- [Exercise directions]: Give all the lines below again, exactly, with no pictures.

Start Supplied data

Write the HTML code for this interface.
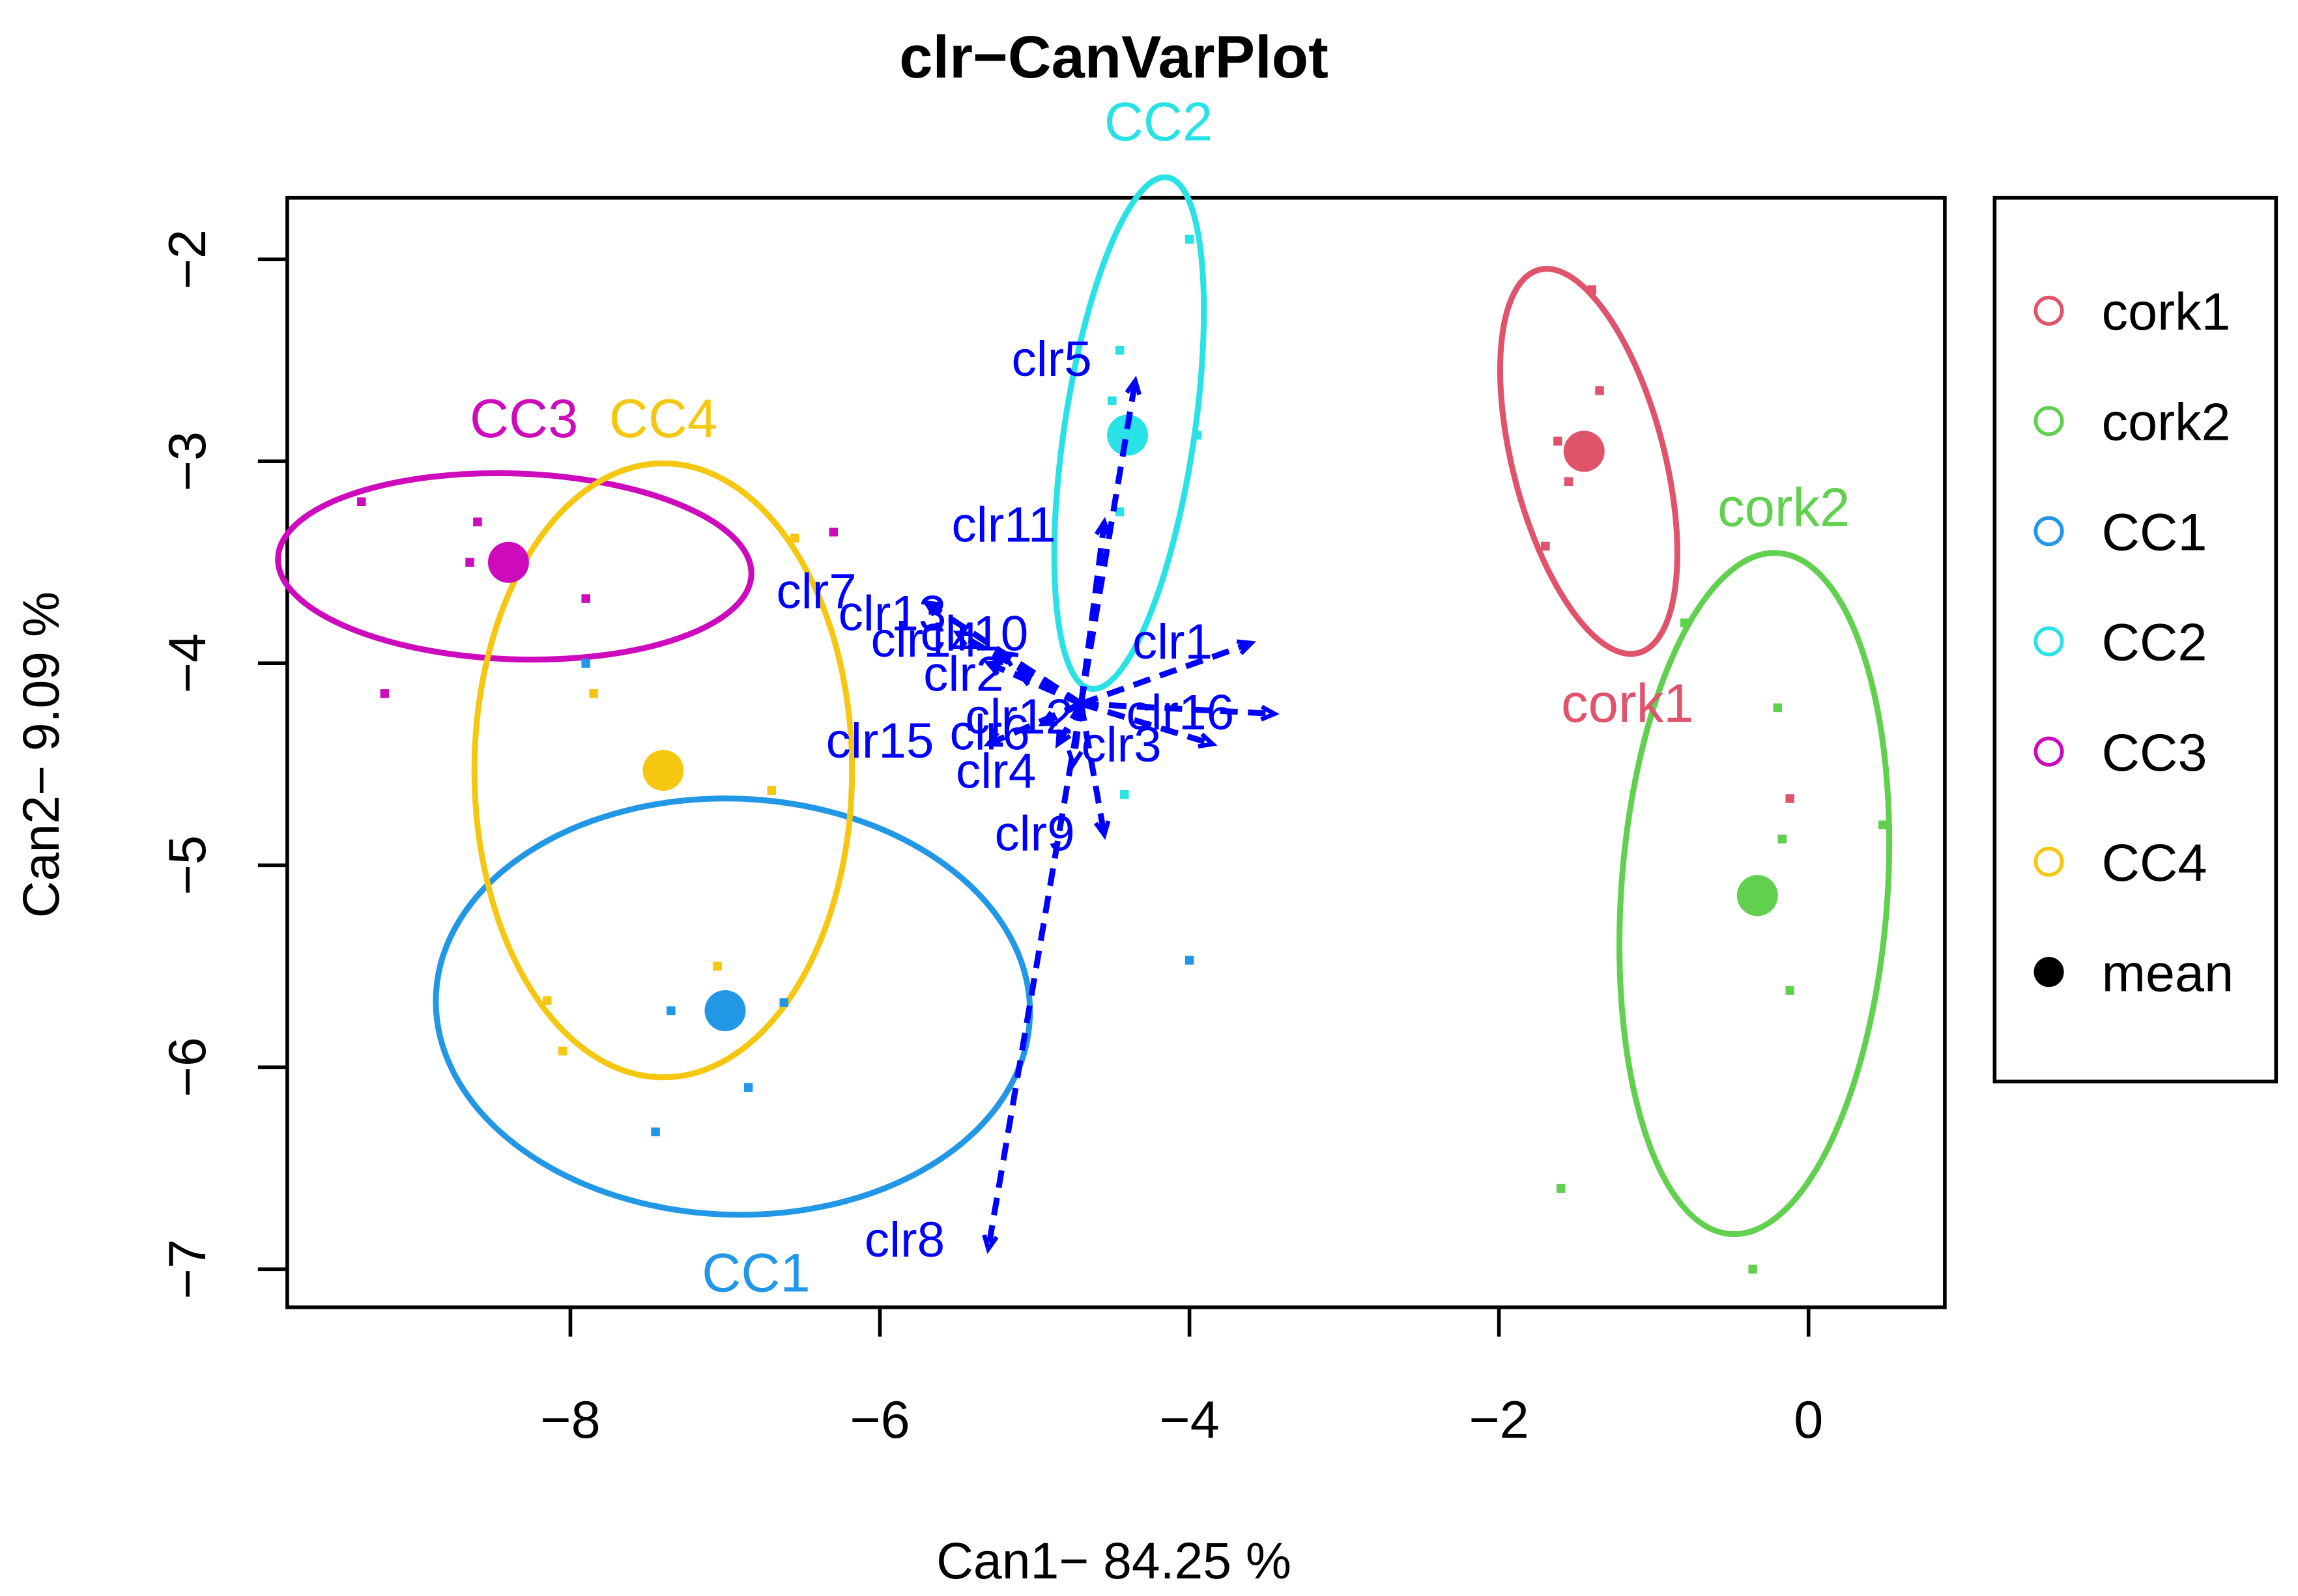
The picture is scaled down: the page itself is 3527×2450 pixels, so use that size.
<!DOCTYPE html>
<html><head><meta charset="utf-8"><style>
html,body{margin:0;padding:0;background:#fff;}
svg{display:block;font-family:"Liberation Sans",Arial,sans-serif;}
</style></head><body>
<svg id="chart" width="3527" height="2450" viewBox="0 0 1568 1089" preserveAspectRatio="none" xmlns="http://www.w3.org/2000/svg">
<rect width="1568" height="1089" fill="#fff"/>
<text x="760" y="53" font-size="41" font-weight="bold" text-anchor="middle">clr−CanVarPlot</text>
<rect x="196" y="135" width="1131" height="757" fill="none" stroke="#000" stroke-width="2.5"/>
<g id="axes"></g>
<g id="marks"></g>
<text x="760" y="1077" font-size="35" text-anchor="middle">Can1− 84.25 %</text>
<text transform="translate(40,515) rotate(-90)" font-size="35" text-anchor="middle">Can2− 9.09 %</text>
<g>
<rect x="1361" y="135" width="192" height="603" fill="none" stroke="#000" stroke-width="2.5"/>
<g id="legend-items"></g>
</g>
</svg>
<script>
const groups=["cork1","cork2","CC1","CC2","CC3","CC4"];
const colors=["#DF536B","#61D04F","#2297E6","#28E2E5","#CD0BBC","#F5C710"];
const meanX=[-1.45,-0.33,-7.0,-4.4,-8.4,-7.4];
const meanY=[-2.95,-5.15,-5.72,-2.87,-3.5,-4.53];
const ellCX=[-1.42,-0.35,-6.95,-4.39,-8.36,-7.4];
const ellCY=[-3.0,-5.14,-5.7,-2.86,-3.52,-4.53];
const ellRX=[0.49,0.86,1.92,0.42,1.53,1.22];
const ellRY=[0.98,1.69,1.03,1.28,0.46,1.52];
const ellAng=[-14.5,4,2,8.5,2,0];
const labelX=[-1.17,-0.16,-6.8,-4.2,-8.3,-7.4];
const labelY=[-4.29,-3.32,-7.11,-1.41,-2.88,-2.88];
const ptGroup=[0,0,0,0,0,0, 1,1,1,1,1,1,1, 2,2,2,2,2,2, 3,3,3,3,3,3, 4,4,4,4,4,4,4, 5,5,5,5,5,5,5];
const ptX=[-1.4,-1.35,-1.62,-1.55,-1.7,-0.12, -0.8,-0.2,-0.17,0.48,-0.12,-1.6,-0.36, -6.62,-6.85,-7.45,-4.0,-7.9,-7.35, -4.0,-4.45,-4.5,-3.95,-4.45,-4.42, -9.35,-8.6,-8.65,-7.9,-6.3,-9.2,-8.35, -6.55,-7.85,-6.7,-7.05,-8.15,-8.05,-7.4];
const ptY=[-2.15,-2.65,-2.9,-3.1,-3.42,-4.67, -3.8,-4.22,-4.87,-4.8,-5.62,-6.6,-7.0, -5.68,-6.1,-6.32,-5.47,-4.0,-5.72, -1.9,-2.45,-2.7,-2.87,-3.25,-4.65, -3.2,-3.3,-3.5,-3.68,-3.35,-4.15,-3.45, -3.38,-4.15,-4.63,-5.5,-5.67,-5.92,-4.53];
const vecNames=["clr1","clr2","clr3","clr4","clr5","clr6","clr7","clr8","clr9","clr10","clr11","clr12","clr13","clr14","clr15","clr16"];
const vecX=[-3.6,-5.1,-3.85,-4.75,-4.35,-4.85,-5.7,-5.3,-4.55,-5.2,-4.55,-4.95,-5.5,-5.3,-5.3,-3.45];
const vecY=[-3.9,-4.05,-4.4,-4.5,-2.6,-4.4,-3.7,-6.9,-4.85,-3.95,-3.3,-4.3,-3.85,-4.0,-4.4,-4.25];
const vecLabX=[-4.11,-5.46,-4.44,-5.25,-4.89,-5.29,-6.41,-5.84,-5.0,-5.39,-5.2,-5.1,-5.92,-5.71,-6.0,-4.06];
const vecLabY=[-3.89,-4.05,-4.4,-4.53,-2.49,-4.34,-3.64,-6.85,-4.84,-3.85,-3.31,-4.26,-3.75,-3.88,-4.38,-4.24];
const vecOrigin=[-4.7,-4.2];
const xTicks=[-8,-6,-4,-2,0];
const yTicks=[-2,-3,-4,-5,-6,-7];

const NS="http://www.w3.org/2000/svg";
const sx=v=>1234+v*105.6, sy=v=>177-(v+2)*137.8;
function mk(tag,attrs,parent,txt){const e=document.createElementNS(NS,tag);for(const k in attrs)e.setAttribute(k,attrs[k]);if(txt!==undefined)e.textContent=txt;parent.appendChild(e);return e;}
const axes=document.getElementById('axes'), marks=document.getElementById('marks');
xTicks.forEach(t=>{
 const l=mk('line',{x1:sx(t),x2:sx(t),y1:892,y2:912,stroke:'#000','stroke-width':2.5},axes);
 
 
 const tx=mk('text',{x:sx(t),y:981,'font-size':36,'text-anchor':'middle'},axes,t===0?'0':'−'+Math.abs(t));
 
 
});
yTicks.forEach(t=>{
 const l=mk('line',{x1:176,x2:196,y1:sy(t),y2:sy(t),stroke:'#000','stroke-width':2.5},axes);
 
 
 const tx=mk('text',{transform:`translate(140,${sy(t)}) rotate(-90)`,'font-size':36,'text-anchor':'middle'},axes,'−'+Math.abs(t));
 
 
});
groups.forEach((g,i)=>{
 const cx=sx(ellCX[i]),cy=sy(ellCY[i]);
 const e=mk('ellipse',{cx:cx,cy:cy,rx:ellRX[i]*105.6,ry:ellRY[i]*137.8,transform:`rotate(${ellAng[i]} ${cx} ${cy})`,fill:'none',stroke:colors[i],'stroke-width':4},marks);
 
 
});
ptX.forEach((x,i)=>{
 const r=mk('rect',{x:sx(x)-3,y:sy(ptY[i])-3,width:6,height:6,fill:colors[ptGroup[i]]},marks);
 
 
});
groups.forEach((g,i)=>{
 const c=mk('circle',{cx:sx(meanX[i]),cy:sy(meanY[i]),r:14,fill:colors[i]},marks);
 
 
 const t=mk('text',{x:sx(labelX[i]),y:sy(labelY[i]),'font-size':37,fill:colors[i],'text-anchor':'middle'},marks,g);
 
 
});
const ox=sx(vecOrigin[0]),oy=sy(vecOrigin[1]);
vecNames.forEach((n,i)=>{
 const ex=sx(vecX[i]),ey=sy(vecY[i]);
 const l=mk('line',{x1:ox,y1:oy,x2:ex,y2:ey,stroke:'#0000FF','stroke-width':4,'stroke-dasharray':'12,7'},marks);
 
 
 const a=Math.atan2(ey-oy,ex-ox),h=10;
 const p=mk('polyline',{points:`${ex-h*Math.cos(a-0.45)},${ey-h*Math.sin(a-0.45)} ${ex},${ey} ${ex-h*Math.cos(a+0.45)},${ey-h*Math.sin(a+0.45)}`,fill:'none',stroke:'#0000FF','stroke-width':3},marks);
 
 
 const t=mk('text',{x:sx(vecLabX[i]),y:sy(vecLabY[i])+12,'font-size':34,fill:'#0000FF','text-anchor':'middle'},marks,n);
 
 
});
const leg=document.getElementById('legend-items');
const legLabels=groups.concat(['mean']);
legLabels.forEach((g,i)=>{
 const y=212+i*75.2;
 const c=mk('circle',{cx:1398,cy:y,r:9,fill:g==='mean'?'#000':'none',stroke:g==='mean'?'#000':colors[i],'stroke-width':2.5},leg);
 
 
 const t=mk('text',{x:1434,y:y+13,'font-size':36},leg,g);
 
 
});
</script>
</body></html>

End Supplied data

- [Response]:
Write the HTML code for this interface.
The picture is scaled down: the page itself is 3527×2450 pixels, so use that size.
<!DOCTYPE html>
<html><head><meta charset="utf-8"><style>
html,body{margin:0;padding:0;background:#fff;}
svg{display:block;font-family:"Liberation Sans",Arial,sans-serif;}
</style></head><body>
<svg id="chart" width="3527" height="2450" viewBox="0 0 1568 1089" preserveAspectRatio="none" xmlns="http://www.w3.org/2000/svg">
<rect width="1568" height="1089" fill="#fff"/>
<text x="760" y="53" font-size="41" font-weight="bold" text-anchor="middle">clr−CanVarPlot</text>
<rect x="196" y="135" width="1131" height="757" fill="none" stroke="#000" stroke-width="2.5"/>
<g id="axes"></g>
<g id="marks"></g>
<text x="760" y="1077" font-size="35" text-anchor="middle">Can1− 84.25 %</text>
<text transform="translate(40,515) rotate(-90)" font-size="35" text-anchor="middle">Can2− 9.09 %</text>
<g>
<rect x="1361" y="135" width="192" height="603" fill="none" stroke="#000" stroke-width="2.5"/>
<g id="legend-items"></g>
</g>
</svg>
<script>
const groups=["cork1","cork2","CC1","CC2","CC3","CC4"];
const colors=["#DF536B","#61D04F","#2297E6","#28E2E5","#CD0BBC","#F5C710"];
const meanX=[-1.45,-0.33,-7.0,-4.4,-8.4,-7.4];
const meanY=[-2.95,-5.15,-5.72,-2.87,-3.5,-4.53];
const ellCX=[-1.42,-0.35,-6.95,-4.39,-8.36,-7.4];
const ellCY=[-3.0,-5.14,-5.7,-2.86,-3.52,-4.53];
const ellRX=[0.49,0.86,1.92,0.42,1.53,1.22];
const ellRY=[0.98,1.69,1.03,1.28,0.46,1.52];
const ellAng=[-14.5,4,2,8.5,2,0];
const labelX=[-1.17,-0.16,-6.8,-4.2,-8.3,-7.4];
const labelY=[-4.29,-3.32,-7.11,-1.41,-2.88,-2.88];
const ptGroup=[0,0,0,0,0,0, 1,1,1,1,1,1,1, 2,2,2,2,2,2, 3,3,3,3,3,3, 4,4,4,4,4,4,4, 5,5,5,5,5,5,5];
const ptX=[-1.4,-1.35,-1.62,-1.55,-1.7,-0.12, -0.8,-0.2,-0.17,0.48,-0.12,-1.6,-0.36, -6.62,-6.85,-7.45,-4.0,-7.9,-7.35, -4.0,-4.45,-4.5,-3.95,-4.45,-4.42, -9.35,-8.6,-8.65,-7.9,-6.3,-9.2,-8.35, -6.55,-7.85,-6.7,-7.05,-8.15,-8.05,-7.4];
const ptY=[-2.15,-2.65,-2.9,-3.1,-3.42,-4.67, -3.8,-4.22,-4.87,-4.8,-5.62,-6.6,-7.0, -5.68,-6.1,-6.32,-5.47,-4.0,-5.72, -1.9,-2.45,-2.7,-2.87,-3.25,-4.65, -3.2,-3.3,-3.5,-3.68,-3.35,-4.15,-3.45, -3.38,-4.15,-4.63,-5.5,-5.67,-5.92,-4.53];
const vecNames=["clr1","clr2","clr3","clr4","clr5","clr6","clr7","clr8","clr9","clr10","clr11","clr12","clr13","clr14","clr15","clr16"];
const vecX=[-3.6,-5.1,-3.85,-4.75,-4.35,-4.85,-5.7,-5.3,-4.55,-5.2,-4.55,-4.95,-5.5,-5.3,-5.3,-3.45];
const vecY=[-3.9,-4.05,-4.4,-4.5,-2.6,-4.4,-3.7,-6.9,-4.85,-3.95,-3.3,-4.3,-3.85,-4.0,-4.4,-4.25];
const vecLabX=[-4.11,-5.46,-4.44,-5.25,-4.89,-5.29,-6.41,-5.84,-5.0,-5.39,-5.2,-5.1,-5.92,-5.71,-6.0,-4.06];
const vecLabY=[-3.89,-4.05,-4.4,-4.53,-2.49,-4.34,-3.64,-6.85,-4.84,-3.85,-3.31,-4.26,-3.75,-3.88,-4.38,-4.24];
const vecOrigin=[-4.7,-4.2];
const xTicks=[-8,-6,-4,-2,0];
const yTicks=[-2,-3,-4,-5,-6,-7];

const NS="http://www.w3.org/2000/svg";
const sx=v=>1234+v*105.6, sy=v=>177-(v+2)*137.8;
function mk(tag,attrs,parent,txt){const e=document.createElementNS(NS,tag);for(const k in attrs)e.setAttribute(k,attrs[k]);if(txt!==undefined)e.textContent=txt;parent.appendChild(e);return e;}
const axes=document.getElementById('axes'), marks=document.getElementById('marks');
xTicks.forEach(t=>{
 const l=mk('line',{x1:sx(t),x2:sx(t),y1:892,y2:912,stroke:'#000','stroke-width':2.5},axes);
 
 
 const tx=mk('text',{x:sx(t),y:981,'font-size':36,'text-anchor':'middle'},axes,t===0?'0':'−'+Math.abs(t));
 
 
});
yTicks.forEach(t=>{
 const l=mk('line',{x1:176,x2:196,y1:sy(t),y2:sy(t),stroke:'#000','stroke-width':2.5},axes);
 
 
 const tx=mk('text',{transform:`translate(140,${sy(t)}) rotate(-90)`,'font-size':36,'text-anchor':'middle'},axes,'−'+Math.abs(t));
 
 
});
groups.forEach((g,i)=>{
 const cx=sx(ellCX[i]),cy=sy(ellCY[i]);
 const e=mk('ellipse',{cx:cx,cy:cy,rx:ellRX[i]*105.6,ry:ellRY[i]*137.8,transform:`rotate(${ellAng[i]} ${cx} ${cy})`,fill:'none',stroke:colors[i],'stroke-width':4},marks);
 
 
});
ptX.forEach((x,i)=>{
 const r=mk('rect',{x:sx(x)-3,y:sy(ptY[i])-3,width:6,height:6,fill:colors[ptGroup[i]]},marks);
 
 
});
groups.forEach((g,i)=>{
 const c=mk('circle',{cx:sx(meanX[i]),cy:sy(meanY[i]),r:14,fill:colors[i]},marks);
 
 
 const t=mk('text',{x:sx(labelX[i]),y:sy(labelY[i]),'font-size':37,fill:colors[i],'text-anchor':'middle'},marks,g);
 
 
});
const ox=sx(vecOrigin[0]),oy=sy(vecOrigin[1]);
vecNames.forEach((n,i)=>{
 const ex=sx(vecX[i]),ey=sy(vecY[i]);
 const l=mk('line',{x1:ox,y1:oy,x2:ex,y2:ey,stroke:'#0000FF','stroke-width':4,'stroke-dasharray':'12,7'},marks);
 
 
 const a=Math.atan2(ey-oy,ex-ox),h=10;
 const p=mk('polyline',{points:`${ex-h*Math.cos(a-0.45)},${ey-h*Math.sin(a-0.45)} ${ex},${ey} ${ex-h*Math.cos(a+0.45)},${ey-h*Math.sin(a+0.45)}`,fill:'none',stroke:'#0000FF','stroke-width':3},marks);
 
 
 const t=mk('text',{x:sx(vecLabX[i]),y:sy(vecLabY[i])+12,'font-size':34,fill:'#0000FF','text-anchor':'middle'},marks,n);
 
 
});
const leg=document.getElementById('legend-items');
const legLabels=groups.concat(['mean']);
legLabels.forEach((g,i)=>{
 const y=212+i*75.2;
 const c=mk('circle',{cx:1398,cy:y,r:9,fill:g==='mean'?'#000':'none',stroke:g==='mean'?'#000':colors[i],'stroke-width':2.5},leg);
 
 
 const t=mk('text',{x:1434,y:y+13,'font-size':36},leg,g);
 
 
});
</script>
</body></html>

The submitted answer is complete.